O presidente teve oito mandatos como deputado. O sr. quer dar aula para ele de como lidar com o Câmara? Não. Mas o presidente está com a estratégia equivocada do Olavo de Carvalho. Vai pro belicismo com o parlamento. Joga o povo contra o parlamento. Afronta o parlamento. Manda o parlamento tomar no cu. Estou usando as palavras do próprio Olavo de Carvalho ontem (domingo, 7). Ele disse: “Eu sou Bolsonaro, os filhos do Bolsonaro, e eu sou o povão. O resto vai tomar no cu”.
Como o sr. lê isso? Não leva a nada. E depois o maluco sou eu.
A se acreditar no sr., a reforma da Previdência vai continuar complicada.

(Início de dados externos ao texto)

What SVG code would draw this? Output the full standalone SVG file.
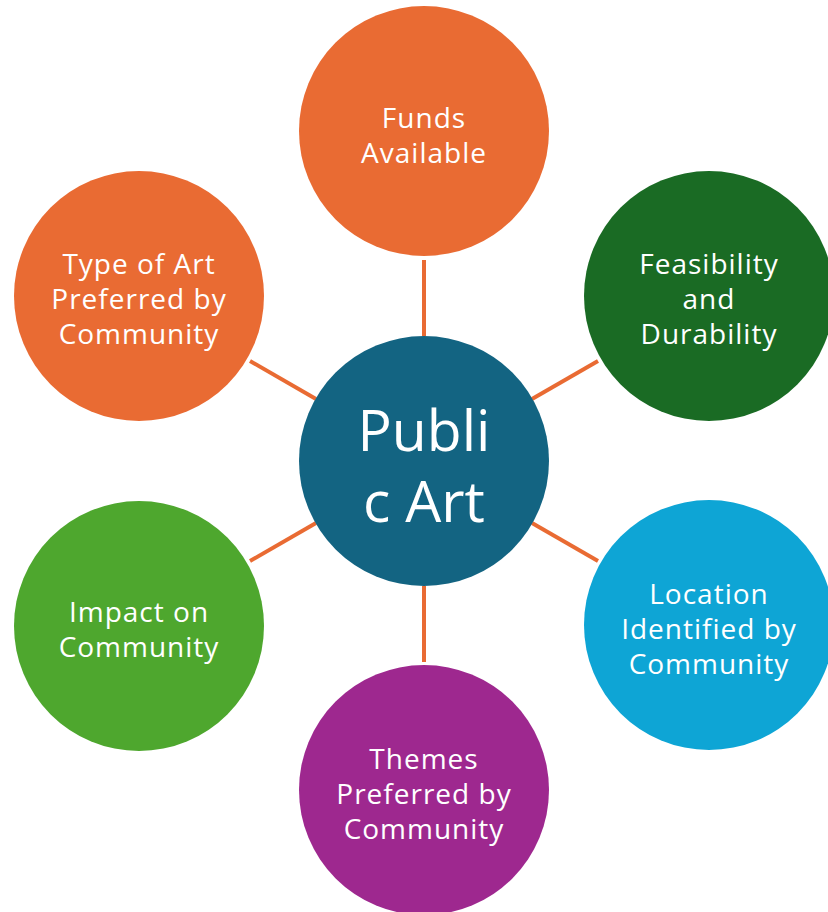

A reforma da Previdência não avança se o presidente quiser. Quem manda na reforma da previdência é o Rodrigo Maia, presidente da Câmara. O Rodrigo Maia é o primeiro ministro. Nós não temos o parlamentarismo, mas o primeiro ministro, neste momento, é o Rodrigo Maia.
Por que o sr. acha isso? Porque ele tem em torno de 330 parlamentares. O Rodrigo mostrou que é o primeiro ministro quando em uma hora ele aprovou em dois turnos a PEC do Orçamento. Qualquer coisa nessa Casa, só passa se o Rodrigo quiser.
O governo é refém do Rodrigo Maia, então? O Bolsonaro resolveu construir com o Olavo. O Rodrigo escolheu construir com o parlamento. É uma questão de escolha. E escolha você pode mudar a qualquer hora.
Quanto tempo o sr. acha que dura no cargo? Enquanto os parlamentares quiserem. Eu não nasci na liderança. Eu estou líder. Tenho várias ideias semelhantes às do presidente, mas não sou direitista de carteirinha, não dependi de movimento de direita para ser eleito, não dependi do presidente da República para ser eleito.
O sr. é o quê, de carteirinha? Um defensor do cidadão. Daquele que me elegeu, que é o meu patrão, que me paga o salário. Para esse eu devo satisfação. Você nunca viu na história um líder do partido do presidente firme e independente como eu. Todas as pessoas mostram só o ótimo. E eu mostro o amargo, o fel.
E por que ele tem que saber do fel? Porque está cercado de pessoas que querem mostrar o céu. Pessoas que querem dizer que ele tem 308 votos aqui, e ele não tem. Não tem 200 votos. Ele tem, estourando, 100 votos. Se a reforma da previdência passar, o mérito é do primeiro ministro Rodrigo Maia.